HCL secures $500m Merck contract
Indian outsourcing provider HCL Technologies has announced a massive five-year deal with pharma leviathan Merck & Co (Merck Sharp & Dohme in territories outside the United States and Canada) worth $500 million. The deal, which will see HCL Technologies providing BPO, KPO and engineering services to Merck, represents a significant injection of both capital and good news into the Indian outsourcing sector following one of the most turbulent periods in the industry’s history as many buy-side firms slashed discretionary spending and put transformation plans on the shelf following the financial crisis.
Although HCL already provides certain services to Merck as part of a relationship that began in 2004, the deal announced last week takes that relationship to a new plane and was described as a “landmark win for HCL” according to Shami Khorana, President of HCL Americas.
“As we continue to leverage global delivery services to meet our business imperatives, we have chosen HCL as our strategic partner for its depth of technology and pharmaceutical domain experience, coupled with its flexibility to engage and a commitment to deliver,” Richard G Branton, VP of application services for Merck Sharp & Dohme, told the press.

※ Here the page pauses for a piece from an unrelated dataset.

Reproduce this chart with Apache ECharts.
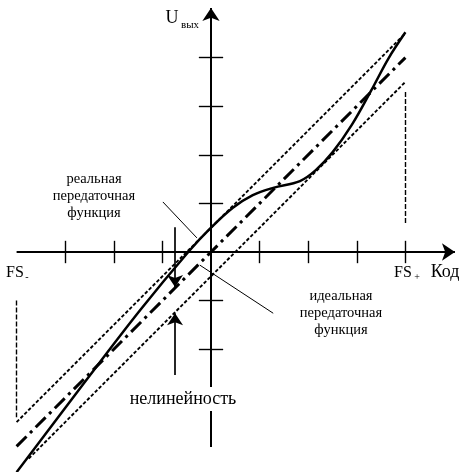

HCL Technologies will be providing services from 20 locations worldwide as well as expanding its US operations, including growing headcount at its North Carolina base. As well as catering for the requirements of the new contract, the increased scope of its US footprint will help the company penetrate further into the huge US pharmaceutical and healthcare outsourcing space.
Prem Kumar, HCL’s President, BFSI & Healthcare, explained that “consolidation in the pharmaceutical space, along with the challenges they face on the patents front, coupled with a push from Healthcare reforms in the US, presents an exciting opportunity for Indian IT service providers.”